## Exercise directions
Please say how many lines of the listing hold "chart", with no other words in the answer.

## Data
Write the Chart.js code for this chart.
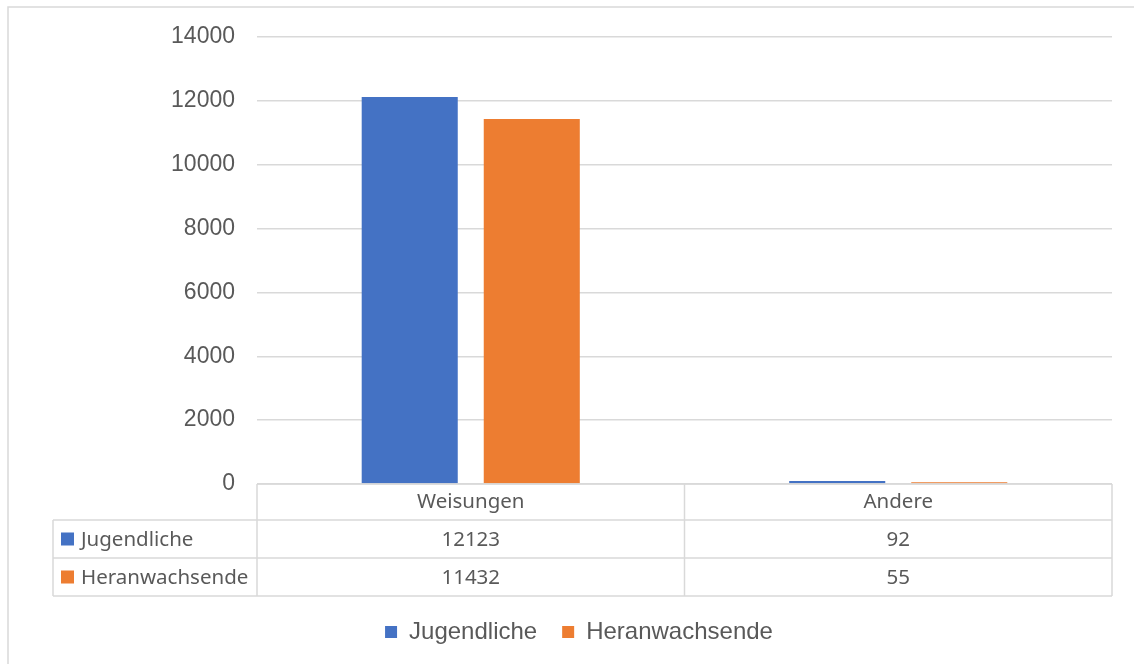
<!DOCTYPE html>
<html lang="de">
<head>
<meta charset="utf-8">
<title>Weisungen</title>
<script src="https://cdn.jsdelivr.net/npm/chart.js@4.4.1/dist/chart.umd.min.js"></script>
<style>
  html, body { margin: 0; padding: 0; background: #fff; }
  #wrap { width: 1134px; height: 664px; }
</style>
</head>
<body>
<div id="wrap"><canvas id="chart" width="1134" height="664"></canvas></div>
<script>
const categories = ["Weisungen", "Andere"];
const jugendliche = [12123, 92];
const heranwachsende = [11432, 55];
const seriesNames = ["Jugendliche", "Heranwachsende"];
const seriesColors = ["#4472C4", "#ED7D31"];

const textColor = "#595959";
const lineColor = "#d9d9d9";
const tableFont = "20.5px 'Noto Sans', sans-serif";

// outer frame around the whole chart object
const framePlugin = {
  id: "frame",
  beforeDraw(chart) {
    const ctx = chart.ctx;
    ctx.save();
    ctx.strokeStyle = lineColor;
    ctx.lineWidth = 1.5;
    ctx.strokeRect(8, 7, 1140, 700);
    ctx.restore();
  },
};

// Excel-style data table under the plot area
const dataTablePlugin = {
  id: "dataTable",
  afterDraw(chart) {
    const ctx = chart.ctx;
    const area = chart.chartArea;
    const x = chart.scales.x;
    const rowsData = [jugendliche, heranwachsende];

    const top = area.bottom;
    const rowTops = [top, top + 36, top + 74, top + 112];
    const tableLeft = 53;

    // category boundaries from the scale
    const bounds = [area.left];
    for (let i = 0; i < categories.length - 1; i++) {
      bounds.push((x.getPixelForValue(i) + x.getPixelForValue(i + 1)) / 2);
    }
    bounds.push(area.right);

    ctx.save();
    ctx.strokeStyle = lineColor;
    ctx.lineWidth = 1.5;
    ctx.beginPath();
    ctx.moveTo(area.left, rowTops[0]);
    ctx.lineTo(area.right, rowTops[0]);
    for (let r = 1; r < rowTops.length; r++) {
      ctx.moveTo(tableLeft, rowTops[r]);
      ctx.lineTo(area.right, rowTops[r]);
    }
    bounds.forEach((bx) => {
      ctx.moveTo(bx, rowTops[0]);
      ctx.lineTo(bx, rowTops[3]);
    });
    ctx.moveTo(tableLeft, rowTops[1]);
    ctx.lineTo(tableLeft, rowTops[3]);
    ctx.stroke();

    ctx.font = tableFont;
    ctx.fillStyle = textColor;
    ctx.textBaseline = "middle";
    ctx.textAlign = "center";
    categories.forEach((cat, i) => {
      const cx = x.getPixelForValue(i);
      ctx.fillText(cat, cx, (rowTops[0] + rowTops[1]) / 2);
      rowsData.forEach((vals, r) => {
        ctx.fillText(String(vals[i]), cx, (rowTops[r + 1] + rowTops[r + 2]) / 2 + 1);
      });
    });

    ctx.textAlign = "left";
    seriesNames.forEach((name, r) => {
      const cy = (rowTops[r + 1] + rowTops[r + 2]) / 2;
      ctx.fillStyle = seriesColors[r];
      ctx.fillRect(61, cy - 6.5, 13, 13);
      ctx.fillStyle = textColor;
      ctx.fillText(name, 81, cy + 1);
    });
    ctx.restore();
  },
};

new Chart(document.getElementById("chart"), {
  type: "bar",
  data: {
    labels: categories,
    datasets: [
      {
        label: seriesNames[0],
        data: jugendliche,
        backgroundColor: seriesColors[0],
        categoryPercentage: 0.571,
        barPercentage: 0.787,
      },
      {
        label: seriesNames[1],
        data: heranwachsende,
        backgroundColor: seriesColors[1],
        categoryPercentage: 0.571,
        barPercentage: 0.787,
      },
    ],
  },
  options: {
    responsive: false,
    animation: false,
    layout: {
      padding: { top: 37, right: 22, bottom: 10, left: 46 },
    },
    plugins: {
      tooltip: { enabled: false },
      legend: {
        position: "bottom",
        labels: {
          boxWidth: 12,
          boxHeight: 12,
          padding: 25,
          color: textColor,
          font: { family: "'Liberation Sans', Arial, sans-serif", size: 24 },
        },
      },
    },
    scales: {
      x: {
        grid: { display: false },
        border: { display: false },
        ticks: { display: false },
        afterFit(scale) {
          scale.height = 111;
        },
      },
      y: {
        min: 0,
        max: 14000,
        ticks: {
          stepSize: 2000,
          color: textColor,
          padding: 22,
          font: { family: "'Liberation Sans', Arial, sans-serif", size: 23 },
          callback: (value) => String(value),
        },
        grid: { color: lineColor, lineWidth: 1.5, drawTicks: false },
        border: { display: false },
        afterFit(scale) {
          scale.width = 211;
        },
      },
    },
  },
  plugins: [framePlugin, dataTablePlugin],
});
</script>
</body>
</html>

## Output of the exercise
11